_Objective:_ Transcribe the material from its first line onward, ending with the line that contains "ax.axhline(yv, color='black', lw=1.6, zorder=1)" and adding nothing beyond it.

_Dataset extract:_

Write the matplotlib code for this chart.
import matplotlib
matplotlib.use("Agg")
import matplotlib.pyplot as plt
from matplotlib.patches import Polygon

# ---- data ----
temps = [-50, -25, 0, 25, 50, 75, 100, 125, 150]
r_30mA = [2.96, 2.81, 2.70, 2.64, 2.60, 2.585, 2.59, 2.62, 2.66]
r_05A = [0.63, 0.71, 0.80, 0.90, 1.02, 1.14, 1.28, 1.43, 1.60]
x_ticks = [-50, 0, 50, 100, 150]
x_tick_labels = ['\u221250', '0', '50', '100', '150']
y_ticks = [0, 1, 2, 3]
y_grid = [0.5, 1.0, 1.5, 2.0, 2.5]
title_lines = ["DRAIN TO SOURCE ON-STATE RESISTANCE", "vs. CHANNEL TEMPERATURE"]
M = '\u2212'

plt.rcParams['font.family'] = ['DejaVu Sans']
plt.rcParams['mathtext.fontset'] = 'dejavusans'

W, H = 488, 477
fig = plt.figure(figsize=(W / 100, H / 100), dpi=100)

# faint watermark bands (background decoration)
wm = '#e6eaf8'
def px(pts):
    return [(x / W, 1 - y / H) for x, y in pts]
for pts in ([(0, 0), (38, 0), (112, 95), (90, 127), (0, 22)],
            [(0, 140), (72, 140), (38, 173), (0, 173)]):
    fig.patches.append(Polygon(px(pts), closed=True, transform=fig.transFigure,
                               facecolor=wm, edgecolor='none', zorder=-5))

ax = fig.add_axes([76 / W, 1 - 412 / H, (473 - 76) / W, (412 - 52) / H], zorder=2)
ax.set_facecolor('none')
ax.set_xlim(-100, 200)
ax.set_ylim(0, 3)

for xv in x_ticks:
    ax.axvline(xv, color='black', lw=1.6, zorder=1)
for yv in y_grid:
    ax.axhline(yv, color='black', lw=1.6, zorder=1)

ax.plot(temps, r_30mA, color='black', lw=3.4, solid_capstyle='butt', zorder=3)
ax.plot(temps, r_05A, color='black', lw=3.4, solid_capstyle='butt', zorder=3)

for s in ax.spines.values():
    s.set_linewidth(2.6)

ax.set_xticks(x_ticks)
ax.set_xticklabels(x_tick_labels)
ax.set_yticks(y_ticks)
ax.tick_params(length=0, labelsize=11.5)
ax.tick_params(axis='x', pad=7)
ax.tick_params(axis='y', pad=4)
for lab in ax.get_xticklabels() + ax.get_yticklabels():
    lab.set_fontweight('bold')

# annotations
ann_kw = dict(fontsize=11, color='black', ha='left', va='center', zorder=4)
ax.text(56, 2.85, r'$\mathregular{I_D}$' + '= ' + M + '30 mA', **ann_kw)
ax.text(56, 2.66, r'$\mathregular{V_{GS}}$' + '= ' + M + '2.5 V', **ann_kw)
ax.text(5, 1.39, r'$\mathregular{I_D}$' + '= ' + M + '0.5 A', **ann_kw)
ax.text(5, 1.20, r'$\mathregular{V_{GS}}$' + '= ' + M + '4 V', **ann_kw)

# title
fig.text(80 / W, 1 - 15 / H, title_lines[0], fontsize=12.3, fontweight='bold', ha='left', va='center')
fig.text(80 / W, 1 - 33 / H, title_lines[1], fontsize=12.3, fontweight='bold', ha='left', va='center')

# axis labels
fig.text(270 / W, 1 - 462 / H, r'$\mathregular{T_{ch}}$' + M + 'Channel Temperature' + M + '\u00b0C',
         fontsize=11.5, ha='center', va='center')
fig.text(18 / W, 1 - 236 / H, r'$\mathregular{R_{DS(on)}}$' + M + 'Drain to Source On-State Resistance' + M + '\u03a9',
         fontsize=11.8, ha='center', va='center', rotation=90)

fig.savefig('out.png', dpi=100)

_Written solution:_
Write the matplotlib code for this chart.
import matplotlib
matplotlib.use("Agg")
import matplotlib.pyplot as plt
from matplotlib.patches import Polygon

# ---- data ----
temps = [-50, -25, 0, 25, 50, 75, 100, 125, 150]
r_30mA = [2.96, 2.81, 2.70, 2.64, 2.60, 2.585, 2.59, 2.62, 2.66]
r_05A = [0.63, 0.71, 0.80, 0.90, 1.02, 1.14, 1.28, 1.43, 1.60]
x_ticks = [-50, 0, 50, 100, 150]
x_tick_labels = ['\u221250', '0', '50', '100', '150']
y_ticks = [0, 1, 2, 3]
y_grid = [0.5, 1.0, 1.5, 2.0, 2.5]
title_lines = ["DRAIN TO SOURCE ON-STATE RESISTANCE", "vs. CHANNEL TEMPERATURE"]
M = '\u2212'

plt.rcParams['font.family'] = ['DejaVu Sans']
plt.rcParams['mathtext.fontset'] = 'dejavusans'

W, H = 488, 477
fig = plt.figure(figsize=(W / 100, H / 100), dpi=100)

# faint watermark bands (background decoration)
wm = '#e6eaf8'
def px(pts):
    return [(x / W, 1 - y / H) for x, y in pts]
for pts in ([(0, 0), (38, 0), (112, 95), (90, 127), (0, 22)],
            [(0, 140), (72, 140), (38, 173), (0, 173)]):
    fig.patches.append(Polygon(px(pts), closed=True, transform=fig.transFigure,
                               facecolor=wm, edgecolor='none', zorder=-5))

ax = fig.add_axes([76 / W, 1 - 412 / H, (473 - 76) / W, (412 - 52) / H], zorder=2)
ax.set_facecolor('none')
ax.set_xlim(-100, 200)
ax.set_ylim(0, 3)

for xv in x_ticks:
    ax.axvline(xv, color='black', lw=1.6, zorder=1)
for yv in y_grid:
    ax.axhline(yv, color='black', lw=1.6, zorder=1)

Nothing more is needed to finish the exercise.